Consider the pettiness of fiscal politics within the Ministry of Finance as it fights to stabilize state finances while energy revenues keep falling amid US sanctions risks and the Indian government’s decision to slash Russian crude imports. MinPromTorg is appealing to Deputy Prime Minister Aleksandr Novak to grant the metallurgical sector tax deferments that would save it a measly 15 billion rubles. Siluanov and MinFin are protesting too much, as they always do, insisting that companies use targeted support measures instead. For context, the proposed tax relief is realistically worth less than 0.01% of GDP. In the grim math of the wartime economy, that’s equivalent to 1.5-million-ruble signing bonuses for 10,000 men—near the figure Ukrainian sources claim Russian battlefield deaths outpaced monthly recruitment in January.

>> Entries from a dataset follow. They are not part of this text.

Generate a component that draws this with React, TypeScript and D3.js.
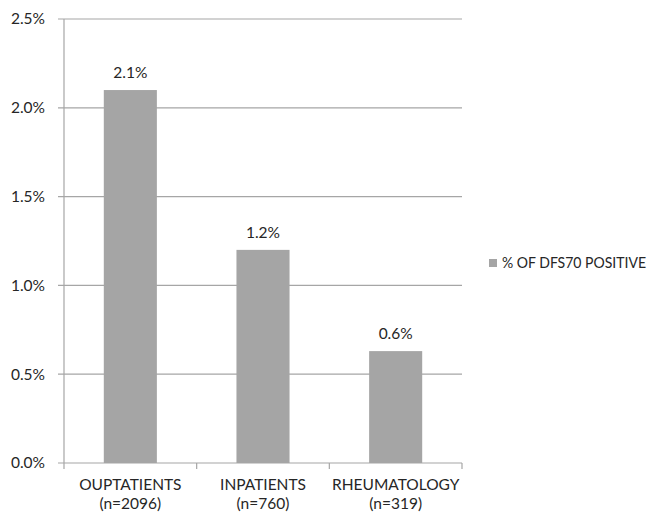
import React from "react";
import * as d3 from "d3";

const categories = ["OUPTATIENTS", "INPATIENTS", "RHEUMATOLOGY"];
const sampleSizes = ["(n=2096)", "(n=760)", "(n=319)"];
const values = [2.1, 1.2, 0.63];
const valueLabels = ["2.1%", "1.2%", "0.6%"];
const yTicks = [0, 0.5, 1.0, 1.5, 2.0, 2.5];
const seriesName = "% OF DFS70 POSITIVE";

const W = 650;
const H = 514;
const left = 64;
const right = 462;
const top = 19;
const bottom = 463;
const FONT = "Lato, 'Open Sans', sans-serif";
const TEXT = "#262626";
const GRID = "#a6a6a6";
const BAR = "#a5a5a5";

export default function App() {
  const x = d3
    .scaleBand<string>()
    .domain(categories)
    .range([left, right])
    .paddingInner(0.6)
    .paddingOuter(0.3);
  const y = d3.scaleLinear().domain([0, 2.5]).range([bottom, top]);
  const step = (right - left) / categories.length;

  return (
    <svg
      width={W}
      height={H}
      style={{ position: "absolute", left: 0, top: 0, background: "#fff" }}
      fontFamily={FONT}
    >
      <rect x={0} y={0} width={W} height={H} fill="#fff" />
      {yTicks.map((t) => (
        <g key={t}>
          <line
            x1={left - 6}
            x2={right}
            y1={y(t)}
            y2={y(t)}
            stroke={GRID}
            strokeWidth={1.2}
          />
          <text
            x={left - 19}
            y={y(t)}
            dy="0.35em"
            textAnchor="end"
            fontSize={15.5}
            fill={TEXT}
          >
            {d3.format(".1f")(t) + "%"}
          </text>
        </g>
      ))}
      <line x1={left} x2={left} y1={top} y2={bottom} stroke={GRID} strokeWidth={1.2} />
      {d3.range(categories.length + 1).map((i) => (
        <line
          key={i}
          x1={left + i * step}
          x2={left + i * step}
          y1={bottom}
          y2={bottom + 6}
          stroke={GRID}
          strokeWidth={1.2}
        />
      ))}
      {categories.map((c, i) => (
        <g key={c}>
          <rect
            x={x(c)!}
            y={y(values[i])}
            width={x.bandwidth()}
            height={bottom - y(values[i])}
            fill={BAR}
          />
          <text
            x={x(c)! + x.bandwidth() / 2}
            y={y(values[i]) - 12}
            textAnchor="middle"
            fontSize={15.5}
            fill={TEXT}
          >
            {valueLabels[i]}
          </text>
          <text
            x={x(c)! + x.bandwidth() / 2}
            y={490}
            textAnchor="middle"
            fontSize={15.5}
            fill={TEXT}
          >
            {c}
          </text>
          <text
            x={x(c)! + x.bandwidth() / 2}
            y={509}
            textAnchor="middle"
            fontSize={15.5}
            fill={TEXT}
          >
            {sampleSizes[i]}
          </text>
        </g>
      ))}
      <rect x={489} y={259} width={8} height={8} fill={BAR} />
      <text
        x={502}
        y={263}
        dy="0.35em"
        fontSize={14.5}
        fill={TEXT}
        textLength={144}
        lengthAdjust="spacingAndGlyphs"
      >
        {seriesName}
      </text>
    </svg>
  );
}
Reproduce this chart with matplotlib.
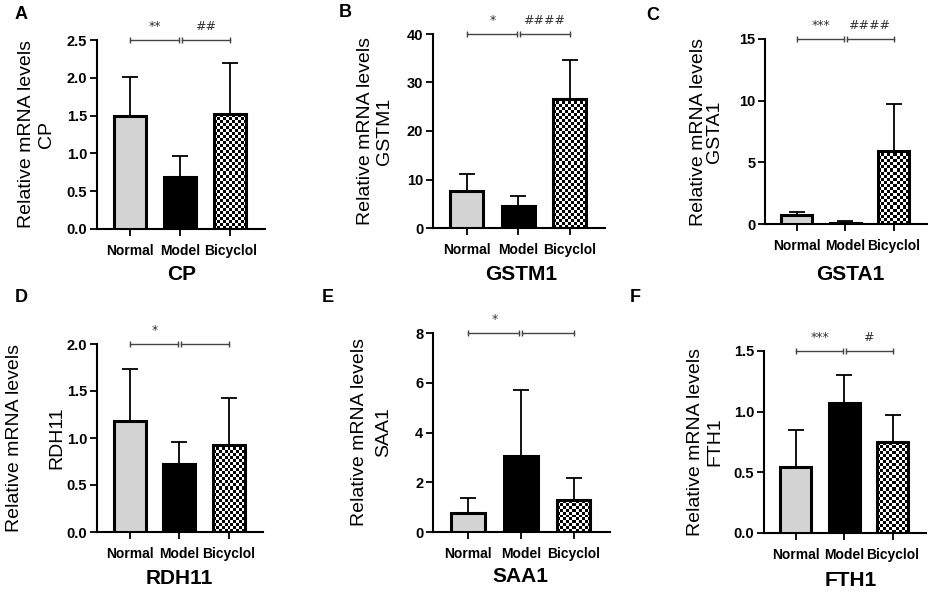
import numpy as np
import matplotlib
matplotlib.use("Agg")
import matplotlib.pyplot as plt

groups = ["Normal", "Model", "Bicyclol"]
genes = ["CP", "GSTM1", "GSTA1", "RDH11", "SAA1", "FTH1"]
letters = ["A", "B", "C", "D", "E", "F"]

cp_mean = [1.49, 0.69, 1.52]
cp_sd = [0.52, 0.27, 0.68]
gstm1_mean = [7.6, 4.5, 26.7]
gstm1_sd = [3.5, 2.2, 8.0]
gsta1_mean = [0.75, 0.12, 5.95]
gsta1_sd = [0.22, 0.13, 3.8]
rdh11_mean = [1.18, 0.72, 0.93]
rdh11_sd = [0.55, 0.24, 0.50]
saa1_mean = [0.75, 3.07, 1.27]
saa1_sd = [0.60, 2.65, 0.92]
fth1_mean = [0.54, 1.07, 0.75]
fth1_sd = [0.31, 0.23, 0.22]

means = [cp_mean, gstm1_mean, gsta1_mean, rdh11_mean, saa1_mean, fth1_mean]
sds = [cp_sd, gstm1_sd, gsta1_sd, rdh11_sd, saa1_sd, fth1_sd]
yticks = [[0, 0.5, 1.0, 1.5, 2.0, 2.5], [0, 10, 20, 30, 40], [0, 5, 10, 15],
          [0, 0.5, 1.0, 1.5, 2.0], [0, 2, 4, 6, 8], [0, 0.5, 1.0, 1.5]]
ytick_fmt = ["%.1f", "%d", "%d", "%.1f", "%d", "%.1f"]
sig_left = ["**", "*", "***", "*", "*", "***"]
sig_right = ["##", "####", "####", "", "", "#"]

W, H = 934, 592
# axes boxes in pixels: left, top, right, bottom
boxes = [(97, 40, 265, 229), (433, 34, 605, 228), (765, 39, 927, 224),
         (97, 344, 263, 532), (433, 333, 610, 532), (764, 351, 926, 533)]
letter_pos = [(15, 6), (339, 4), (646, 7), (15, 289), (322, 289), (630, 289)]
title_pos = [(182, 274), (521, 274), (850, 274), (179, 579), (520, 577), (851, 581)]
ylab_x = [(26, 47), (364, 386), (698, 715), (15, 57), (358, 386), (694, 716)]

fig = plt.figure(figsize=(W / 100, H / 100), dpi=100)
fig.patch.set_facecolor("white")

font = "Liberation Sans"
x = np.arange(3)
bw = 0.64

for i in range(6):
    l, t, r, b = boxes[i]
    ax = fig.add_axes([l / W, 1 - b / H, (r - l) / W, (b - t) / H])
    ax.set_xlim(-0.66, 2.69)
    ax.set_ylim(0, yticks[i][-1])

    ax.errorbar(x, means[i], yerr=[[0, 0, 0], sds[i]], fmt="none", ecolor="black",
                elinewidth=1.3, capsize=5.5, capthick=1.3, zorder=1)
    bars = ax.bar(x, means[i], width=bw, color=["#d3d3d3", "black", "none"],
                  edgecolor="black", linewidth=2.2, zorder=3)

    # checkerboard fill for the Bicyclol bar
    bic = bars[2]
    x0, x1 = x[2] - bw / 2, x[2] + bw / 2
    p0 = ax.transData.transform((x0, 0))
    p1 = ax.transData.transform((x1, means[i][2]))
    nc = max(1, int(round(abs(p1[0] - p0[0]) / 3.0)))
    nr = max(1, int(round(abs(p1[1] - p0[1]) / 3.0)))
    checker = (np.add.outer(np.arange(nr), np.arange(nc)) % 2).astype(float)
    im = ax.imshow(checker, cmap="gray", extent=(x0, x1, 0, means[i][2]),
                   aspect="auto", interpolation="nearest", zorder=2)
    im.set_clip_path(bic)
    ax.set_xlim(-0.66, 2.69)
    ax.set_ylim(0, yticks[i][-1])

    for s in ["top", "right"]:
        ax.spines[s].set_visible(False)
    for s in ["left", "bottom"]:
        ax.spines[s].set_linewidth(1.5)
    ax.set_xticks(x)
    ax.set_xticklabels(groups, fontweight="bold", fontsize=10, family=font)
    ax.set_yticks(yticks[i])
    ax.set_yticklabels([ytick_fmt[i] % v for v in yticks[i]], fontweight="bold",
                       fontsize=10.5, family=font)
    ax.tick_params(axis="both", length=5, width=1.3, direction="out")
    ax.tick_params(axis="y", pad=2)
    ax.tick_params(axis="x", pad=6)

    # significance brackets
    ytop = yticks[i][-1]
    for (a, c, lab) in [(0, 1, sig_left[i]), (1, 2, sig_right[i])]:
        xa = a + (0.03 if a == 1 else 0)
        xc = c - (0.03 if c == 1 else 0)
        ax.plot([xa, xc], [ytop, ytop], color="#444444", lw=1.0, clip_on=False,
                marker="|", markersize=5, markeredgewidth=1.0, zorder=4)
        if lab:
            ax.annotate(lab, xy=((a + c) / 2, ytop), xytext=(0, 5),
                        textcoords="offset points", ha="center", va="bottom",
                        fontsize=9, color="#333333", annotation_clip=False)

    cy = 1 - (t + b) / 2 / H
    x1l, x2l = ylab_x[i]
    if x2l - x1l > 30:
        fig.text(x1l / W, cy, "Relative mRNA levels", rotation=90,
                 ha="center", va="center", fontsize=14, family=font)
        fig.text(x2l / W, cy, genes[i], rotation=90,
                 ha="center", va="center", fontsize=14, family=font)
    else:
        fig.text((x1l + x2l) / 2 / W, cy, "Relative mRNA levels\n" + genes[i],
                 rotation=90, ha="center", va="center", multialignment="center",
                 fontsize=14, family=font, linespacing=(x2l - x1l) / 18.0)

    fig.text(letter_pos[i][0] / W, 1 - letter_pos[i][1] / H, letters[i],
             ha="left", va="top", fontsize=13, fontweight="bold", family=font)
    fig.text(title_pos[i][0] / W, 1 - title_pos[i][1] / H, genes[i],
             ha="center", va="center", fontsize=15, fontweight="bold", family=font)

fig.savefig("out.png", dpi=100, facecolor="white")
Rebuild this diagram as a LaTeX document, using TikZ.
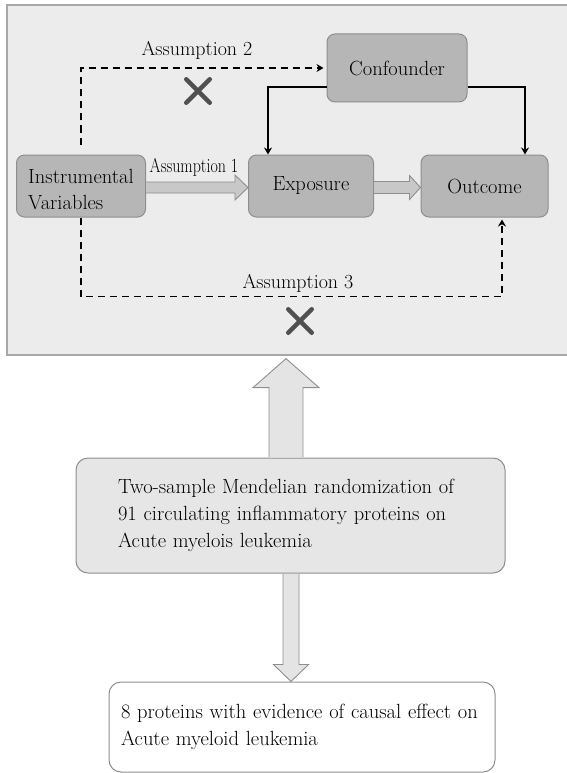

Siluanov’s struggle for revenues as recession gains steam is now producing measures that outright contradict the price stability mandate from the Bank of Russia and the government’s focus on the cost of living. On February 9, MinFin tightened the conditions for labor migrants to receive or renew legal status to work in Russia. First, their income must match or exceed the so-called subsistence minimum—a figure that varies by region but has been linked to the minimum wage via constitutional amendment since 2020. Second, migrants have to pay their income taxes as an advance not only for themselves, but also for their minor children and dependents if they’re in Russia. Third, they’re expanding the list of professions required to pay income taxes in advance to include anyone working in a personal capacity as staff for an individual or household, and anyone doing such work without a permit. These advances are formulated as monthly charges, with the fixed charges running higher for those who do not currently have permits.
Since the regime intends to squeeze migrant laborers for more revenue, it must formalize their labor and prevent them from undercutting legally mandated wage minimums—as is common practice in sectors like construction. By default, that raises costs for businesses that have built profits off labor they can exploit. Those costs are passed on to consumers via higher prices. All this returns us to the initial premise of the latest effort to foster competition and reduce regulatory burdens for key sectors. The cabinet is simultaneously trying to help SMEs survive a downturn, reduce the cost of food, medicine, and key goods for the public, and expand the tax base on the backs of the migrant labor needed to meet the needs of an economy losing 30,000 or more working-age men (dead) and thousands more wounded at the front every month. And somehow, businesses are expected to resume plowing money into capex when the state is slashing infrastructure investments and depleting the physical and human capital stock upon which future growth rests.